Earlier this week my esteemed colleague Barbara Pulling forwarded me an article by Jeff Norton—“Follow the editor: a recommendation engine for readers”—which suggests that editors should be credited for their work on books just as producers are in music and film. He writes:
Pick up any paperback and the author’s name dominates the cover. Big authors are “brands” unto themselves, even though the final prose was a collaborative effort. Flip the book over the cover designer and illustrator get credit (in quite small print) but search for the editor’s name and you’ll be lucky to find it in the acknowledgements (at the author’s discretion). How are we to value the role of the professional editorial process if publishers themselves don’t even celebrate their most crucial contribution to a book’s creation?
I suppose I’m spoiled in that I’ve done the majority of my work for a company that does choose to acknowledge editors, though not to the extent that Norton would perhaps like to see.
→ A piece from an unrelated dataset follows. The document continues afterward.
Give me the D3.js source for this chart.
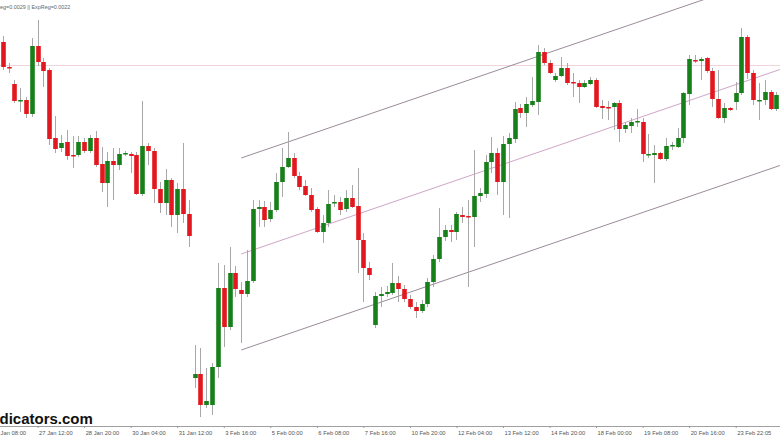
<!DOCTYPE html>
<html>
<head>
<meta charset="utf-8">
<script src="https://cdn.jsdelivr.net/npm/d3@7"></script>
<style>
  html, body { margin: 0; padding: 0; background: #ffffff; }
  svg { display: block; }
</style>
</head>
<body>
<div id="chart"></div>
<script>
// ---- Data (EURUSD-like H4 candles) ----
const openP = [1.0458,1.0433,1.0416,1.0399,1.0400,1.0386,1.0454,1.0438,1.0430,1.0362,
1.0352,1.0358,1.0345,1.0345,1.0358,1.0349,1.0362,1.0336,1.0317,1.0339,
1.0335,1.0346,1.0346,1.0345,1.0306,1.0354,1.0349,1.0311,1.0297,1.0320,
1.0285,1.0311,1.0286,1.0122,1.0126,1.0095,1.0095,1.0133,1.0212,1.0173,
1.0227,1.0210,1.0206,1.0219,1.0291,1.0293,1.0281,1.0290,1.0318,1.0333,
1.0342,1.0324,1.0314,1.0305,1.0291,1.0268,1.0277,1.0297,1.0298,1.0291,
1.0302,1.0294,1.0260,1.0232,1.0175,1.0204,1.0206,1.0207,1.0217,1.0211,
1.0201,1.0193,1.0189,1.0196,1.0218,1.0241,1.0263,1.0270,1.0268,1.0285,
1.0284,1.0283,1.0304,1.0306,1.0338,1.0347,1.0318,1.0356,1.0361,1.0392,
1.0387,1.0395,1.0398,1.0448,1.0437,1.0420,1.0424,1.0432,1.0418,1.0417,
1.0413,1.0416,1.0420,1.0394,1.0393,1.0393,1.0397,1.0371,1.0374,1.0378,
1.0378,1.0345,1.0345,1.0347,1.0341,1.0354,1.0353,1.0362,1.0406,1.0440,
1.0439,1.0442,1.0429,1.0401,1.0382,1.0392,1.0398,1.0407,1.0463,1.0427,
1.0399,1.0400,1.0408,1.0391];
const highP = [1.0464,1.0437,1.0420,1.0412,1.0403,1.0462,1.0480,1.0442,1.0432,1.0384,
1.0365,1.0370,1.0364,1.0364,1.0362,1.0365,1.0369,1.0353,1.0348,1.0352,
1.0352,1.0349,1.0348,1.0348,1.0399,1.0357,1.0352,1.0318,1.0331,1.0322,
1.0317,1.0357,1.0300,1.0155,1.0152,1.0132,1.0137,1.0237,1.0235,1.0253,
1.0234,1.0218,1.0250,1.0300,1.0300,1.0299,1.0298,1.0327,1.0352,1.0368,
1.0347,1.0328,1.0320,1.0312,1.0293,1.0285,1.0310,1.0305,1.0303,1.0310,
1.0315,1.0332,1.0267,1.0238,1.0208,1.0213,1.0214,1.0237,1.0224,1.0215,
1.0205,1.0198,1.0200,1.0222,1.0245,1.0292,1.0275,1.0275,1.0288,1.0293,
1.0300,1.0350,1.0312,1.0345,1.0363,1.0352,1.0364,1.0367,1.0398,1.0396,
1.0403,1.0423,1.0455,1.0452,1.0440,1.0427,1.0443,1.0437,1.0427,1.0420,
1.0420,1.0423,1.0422,1.0400,1.0399,1.0398,1.0400,1.0378,1.0382,1.0391,
1.0382,1.0366,1.0355,1.0348,1.0362,1.0358,1.0372,1.0408,1.0445,1.0445,
1.0443,1.0443,1.0432,1.0430,1.0397,1.0393,1.0418,1.0472,1.0465,1.0430,
1.0417,1.0420,1.0410,1.0408];
const lowP = [1.0430,1.0427,1.0397,1.0388,1.0382,1.0383,1.0434,1.0413,1.0355,1.0347,
1.0348,1.0340,1.0332,1.0343,1.0347,1.0347,1.0333,1.0308,1.0293,1.0300,
1.0330,1.0344,1.0327,1.0305,1.0304,1.0335,1.0297,1.0287,1.0285,1.0273,
1.0267,1.0277,1.0253,1.0112,1.0083,1.0092,1.0085,1.0122,1.0153,1.0170,
1.0203,1.0157,1.0203,1.0217,1.0273,1.0273,1.0278,1.0288,1.0303,1.0332,
1.0322,1.0310,1.0304,1.0288,1.0267,1.0257,1.0273,1.0293,1.0285,1.0288,
1.0292,1.0227,1.0198,1.0220,1.0172,1.0193,1.0203,1.0205,1.0198,1.0198,
1.0191,1.0182,1.0187,1.0193,1.0213,1.0238,1.0259,1.0258,1.0260,1.0277,
1.0213,1.0253,1.0298,1.0302,1.0327,1.0305,1.0285,1.0282,1.0357,1.0382,
1.0373,1.0393,1.0385,1.0435,1.0426,1.0418,1.0423,1.0415,1.0403,1.0397,
1.0412,1.0415,1.0392,1.0381,1.0380,1.0370,1.0358,1.0367,1.0367,1.0373,
1.0338,1.0342,1.0317,1.0340,1.0339,1.0350,1.0352,1.0357,1.0395,1.0437,
1.0420,1.0427,1.0393,1.0381,1.0377,1.0389,1.0390,1.0405,1.0421,1.0395,
1.0380,1.0395,1.0390,1.0389];
const closeP = [1.0433,1.0432,1.0399,1.0400,1.0386,1.0454,1.0438,1.0429,1.0361,1.0351,
1.0357,1.0344,1.0344,1.0358,1.0349,1.0362,1.0335,1.0317,1.0339,1.0335,
1.0346,1.0347,1.0344,1.0306,1.0354,1.0349,1.0311,1.0297,1.0320,1.0285,
1.0311,1.0286,1.0264,1.0126,1.0095,1.0099,1.0133,1.0212,1.0173,1.0227,
1.0211,1.0206,1.0219,1.0291,1.0293,1.0280,1.0290,1.0318,1.0333,1.0342,
1.0324,1.0313,1.0305,1.0290,1.0268,1.0277,1.0296,1.0298,1.0290,1.0302,
1.0293,1.0260,1.0232,1.0225,1.0204,1.0206,1.0208,1.0217,1.0211,1.0201,
1.0193,1.0189,1.0196,1.0218,1.0241,1.0263,1.0270,1.0268,1.0286,1.0283,
1.0283,1.0304,1.0307,1.0338,1.0347,1.0318,1.0356,1.0362,1.0391,1.0387,
1.0396,1.0399,1.0448,1.0437,1.0427,1.0424,1.0432,1.0417,1.0417,1.0413,
1.0417,1.0420,1.0393,1.0392,1.0392,1.0397,1.0371,1.0375,1.0378,1.0379,
1.0346,1.0346,1.0347,1.0341,1.0354,1.0355,1.0362,1.0407,1.0441,1.0439,
1.0441,1.0429,1.0401,1.0382,1.0392,1.0390,1.0407,1.0463,1.0427,1.0400,
1.0400,1.0408,1.0391,1.0405];

// Regression channel (candle index -> price) and horizontal level
const channelIdx   = [41, 133.6];
const channelMid   = [1.0246, 1.04305];
const channelUpper = [1.0342, 1.05265];
const channelLower = [1.0150, 1.03345];
const levelPrice   = 1.04345;

// Time axis labels (candle index of each label)
const tickIdx = [-2, 6, 14, 22, 30, 38, 46, 54, 62, 70, 78, 86, 94, 102, 110, 118, 126];
const tickLabels = ["26 Jan 08:00","27 Jan 12:00","28 Jan 20:00","30 Jan 04:00","31 Jan 12:00",
  "3 Feb 16:00","5 Feb 00:00","6 Feb 08:00","7 Feb 16:00","10 Feb 20:00","12 Feb 04:00",
  "13 Feb 12:00","14 Feb 20:00","18 Feb 00:00","19 Feb 08:00","20 Feb 16:00","23 Feb 22:05"];

const infoText = "LinReg=0.0029 || ExpReg=0.0022";
const watermark = "dicators.com";

// ---- Drawing ----
const W = 780, H = 438, plotBottom = 426;
const svg = d3.select("#chart").append("svg").attr("width", W).attr("height", H);

const x = d3.scaleLinear().domain([0, 133]).range([2.7, 776.4]);
const y = d3.scaleLinear().domain([1.0062, 1.0500]).range([438, 0]);

svg.append("defs").append("clipPath").attr("id", "plot")
  .append("rect").attr("x", 0).attr("y", 0).attr("width", W).attr("height", plotBottom);

const plot = svg.append("g").attr("clip-path", "url(#plot)");

// horizontal level line
plot.append("line")
  .attr("x1", 0).attr("x2", W)
  .attr("y1", y(levelPrice)).attr("y2", y(levelPrice))
  .attr("stroke", "#f0d4da").attr("stroke-width", 1);

// channel lines
const chLine = d3.line().x(d => x(d[0])).y(d => y(d[1]));
const chans = [
  {vals: channelUpper, color: "#9a8c9a"},
  {vals: channelMid, color: "#cfa6c6"},
  {vals: channelLower, color: "#9a8c9a"}
];
chans.forEach(c => {
  plot.append("path")
    .attr("d", chLine(channelIdx.map((t, i) => [t, c.vals[i]])))
    .attr("fill", "none").attr("stroke", c.color).attr("stroke-width", 1);
});

// candles
const candles = openP.map((o, i) => ({i, o, h: highP[i], l: lowP[i], c: closeP[i]}));
const bodyW = 4.6;
const g = plot.append("g");
g.selectAll("line.wick").data(candles).join("line")
  .attr("class", "wick")
  .attr("x1", d => Math.round(x(d.i)) + 0.5).attr("x2", d => Math.round(x(d.i)) + 0.5)
  .attr("y1", d => y(d.h)).attr("y2", d => y(d.l))
  .attr("stroke", "#a8a8a8").attr("stroke-width", 1);
g.selectAll("rect.body").data(candles).join("rect")
  .attr("class", "body")
  .attr("x", d => Math.round(x(d.i)) + 0.5 - bodyW / 2)
  .attr("width", bodyW)
  .attr("y", d => Math.min(y(d.o), y(d.c)))
  .attr("height", d => Math.max(1.5, Math.abs(y(d.o) - y(d.c))))
  .attr("fill", d => d.c >= d.o ? "#17801b" : "#e3171f");

// info text
svg.append("text")
  .attr("x", -11).attr("y", 9)
  .attr("font-family", "Liberation Sans, Arial, sans-serif")
  .attr("font-size", 5.4).attr("fill", "#666")
  .text(infoText);

// axis line and labels
svg.append("line").attr("x1", 0).attr("x2", W)
  .attr("y1", plotBottom + 0.5).attr("y2", plotBottom + 0.5)
  .attr("stroke", "#a0a0a0").attr("stroke-width", 1);

const axis = d3.axisBottom(x).tickValues(tickIdx)
  .tickFormat((d, i) => tickLabels[i]).tickSize(2).tickSizeOuter(0);
const ax = svg.append("g").attr("transform", `translate(0,${plotBottom})`).call(axis);
ax.select(".domain").remove();
ax.selectAll(".tick line").attr("stroke", "#999");
ax.selectAll(".tick text")
  .attr("text-anchor", "start").attr("x", 1).attr("y", 9).attr("dy", 0)
  .attr("font-family", "Liberation Sans, Arial, sans-serif")
  .attr("font-size", 5.8).attr("fill", "#555");

// watermark
svg.append("text")
  .attr("x", -0.5).attr("y", 424)
  .attr("font-family", "Liberation Sans, Arial, sans-serif")
  .attr("font-weight", "bold").attr("font-size", 15)
  .attr("fill", "#111")
  .text(watermark);
</script>
</body>
</html>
In fact, in Saeko Usukawa’s acceptance speech when she won the 2007 Tom Fairley Award for Editorial Excellence, she specifically thanked Douglas & McIntyre for being one of the few publishers to credit editors on the copyright page. It’s interesting that the practice isn’t more widespread, since giving an editor credit is one of the easiest ways to establish a strong publisher-editor relationship. Not only is the acknowledgement in itself extremely meaningful, but the credit allows an editor to confidently promote the work as part of his or her portfolio. It seems as though sometimes the publishing industry doesn’t want to admit that books get edited at all, perpetuating the myth that prose flows from the author’s brilliant mind onto the manuscript already perfect.
Norton’s assertion that editors are akin to music and movie producers, however, may be too narrow a focus, since only acquiring and developmental editors typically get the same level of creative control as producers would. When a substantive editor is assigned a finished manuscript, the process is often less about building and more about shaping with what’s there. Crediting only producer-like editing would also sell short the vast contributions of the copy editor and all other members of the publishing team that make a book happen.
Norton also talks about “the growing sentiment that in this era of digital books in general, and the rise of self-publishing specifically, that conventional publishers were no longer relevant or required.” He adds, “I believe the most important role that publishers perform is the one they are strangely reluctant to celebrate: the editor and the process of editing an author’s manuscript into a readable book.”
Traditional publishers may have reason to bemoan the rise of the ebook and self-publishing, but editors hardly do. At last year’s Vancouver launch of I Feel Great about My Hands, I had the opportunity to speak with David Mitchell, who I believe was quoting one of his friends at the Globe and Mail when he said that these days, “Anyone can be his own publisher, but very few people can be their own editor.” I know some successful freelancers who now deal almost exclusively with self-published authors. Although I’d be the first to acknowledge that there is a lot of rubbish out there, more and more self-publishing authors are beginning to see the value in having an editor’s expert eye pore over their text—and they’re willing to compensate that editor accordingly.
The thrust of Norton’s article, though, is that he feels books should be catalogued not only by author but also by editor, which “would give readers another recommendation engine, another way to discover new fiction: follow the editor.”
As a nonfiction editor—and as an editor who never acquired projects—I have no coherent theme in my list of work, and such a recommendation engine based on my projects wouldn’t be particularly enlightening. One aspect of my job that I love is that I can be a generalist, learning a little bit of something about everything. (Editors with a more specialized focus may yield more useful results to the general reader.) Still, I’d appreciate the built-in portfolio aspect to such searchability—it would certainly make it easier to show prospective clients and employers what I’m capable of.
> I suppose I’m spoiled in that I’ve done the majority of my work for a company that does choose to acknowledge authors …
I think that should be “acknowledge editors,” n’est-ce pas?
In any case, another very thoughtful post. I do find it odd when there’s no acknowledgement of an editor anywhere in a book (and insulting, when I or someone I know is the editor!). But I also don’t feel gung-ho about the idea of requiring an editor credit. Not sure why — shrinking violet editor syndrome? Maybe …
Blargh! Fixed. Thanks, Snow Queen.
Yes—I do find that imposter syndrome is endemic among editors. And I do know of editors who have been offered credit but have explicitly chosen to take their names off of particular projects because they didn’t feel that the end product reflected their abilities.